Via the Kept-Up Academic Librarian, I discovered that one blogger has named Princeton as #2 in his list of The 20 Most Beautiful Colleges in the USA. It is a lovely campus. If you’re not familiar with it, you can take the virtual tour. You can also just watch the opening credits of the tv show House, since the big building you see from the air that poses as the hospital is actually the Frist Campus Center at Princeton. I discovered that when my lovely wife Jen ordered some House episodes on Netflix.
The list reminds me that I sometimes forget how beautiful the campus really is. When I’m on campus, I spend a lot of my day in my office and other windowless underground rooms in Firestone Library. I like my office, except it doesn’t have a window and it’s three floors underground (and five floors from the philosophy and religion collections). My last office did have a window, but it only overlooked the area outside a staff elevator and wasn’t nearly as pleasant a space, so it’s hard to complain too much. On the positive side, my office is very quiet and private, and it’s easy to get work done there as long as I remember to take vitamin D pills to make up for the lack of sunlight. Fortunately, the library supplies me with a fresh bottle of vitamin supplements on the first of every month so that’s not a problem.

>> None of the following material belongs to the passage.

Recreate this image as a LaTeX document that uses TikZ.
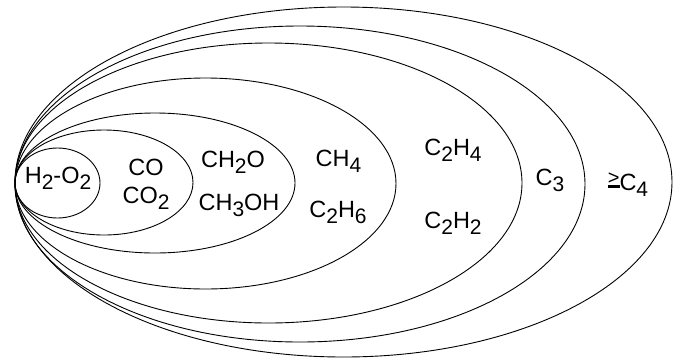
\documentclass[tikz,border=0pt]{standalone}
\usepackage{fontspec}
\setmainfont{Liberation Sans}

\newcommand{\lowdig}[1]{\raisebox{-6.5pt}{\fontsize{21}{21}\selectfont #1}}
\newcommand{\gemark}{\rlap{\rule[2pt]{12pt}{3.5pt}}\raisebox{6pt}{\fontsize{20}{20}\selectfont >}}

\begin{document}
\begin{tikzpicture}[
x=1pt,
y=-1pt,
every node/.style={
    font=\fontsize{23.5}{25}\selectfont,
    inner sep=0pt,
    anchor=base
},
shell/.style={draw, line width=0.9pt}
]
\useasboundingbox (0,0) rectangle (673,360);

%---------------- Shells ----------------
\draw[shell] (57.5,183) ellipse (42.5pt and 35pt);
\draw[shell] (104,182.5) ellipse (89pt and 52.5pt);
\draw[shell] (155,183) ellipse (140pt and 70pt);
\draw[shell] (205.5,183.5) ellipse (190.5pt and 105.5pt);
\draw[shell] (268.5,183) ellipse (253.5pt and 140pt);
\draw[shell] (300,184) ellipse (285pt and 158pt);
\draw[shell] (343.5,182) ellipse (328.5pt and 175pt);

%---------------- Species ----------------
\node (hyd) at (58,183) {H\lowdig{2}-O\lowdig{2}};

\node (co) at (146,175) {CO};
\node (coo) at (146,203) {CO\lowdig{2}};

\node (form) at (233,167) {CH\lowdig{2}O};
\node (meth) at (239,210) {CH\lowdig{3}OH};

\node (ch) at (338.5,166) {CH\lowdig{4}};
\node (eth) at (338,217) {C\lowdig{2}H\lowdig{6}};

\node (ethy) at (453,155) {C\lowdig{2}H\lowdig{4}};
\node (acet) at (453,228) {C\lowdig{2}H\lowdig{2}};

\node (cthree) at (550,185) {C\lowdig{3}};
\node (cfour) at (628,190) {\gemark C\lowdig{4}};

\end{tikzpicture}
\end{document}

It’s easy for me to get caught up in the daily problems of the library and forget the attractive world just outside the door. I need to force myself to leave the building occasionally and take some long walks around campus.
It also reminds me, though, of one reason I like being an academic librarian. I’ve been in some very attractive public libraries, but rarely are the surroundings as pleasant as a lot of college campuses. Princeton is especially attractive, but many colleges and universities have attractive campuses (my own humble alma mater the U. of Alabama was ranked #17). One of the perks of working in academia, at least at many colleges and universities, is the pleasant surroundings. Sure, at Princeton inside the building might not be that great (I love walking the stacks of Firestone, but it’s a workaday library on the inside, not a showplace), but all I have to do is step outside and take a look around to gain a completely different perspective. For example, if I walk about 20 yards across the courtyard, I can go in the chapel, which is magnificent and about the size of many a cathedral. I think the lack of collegiate surroundings would be what I’d miss most if I ever left academia.
I’m counting my blessings instead of sheep.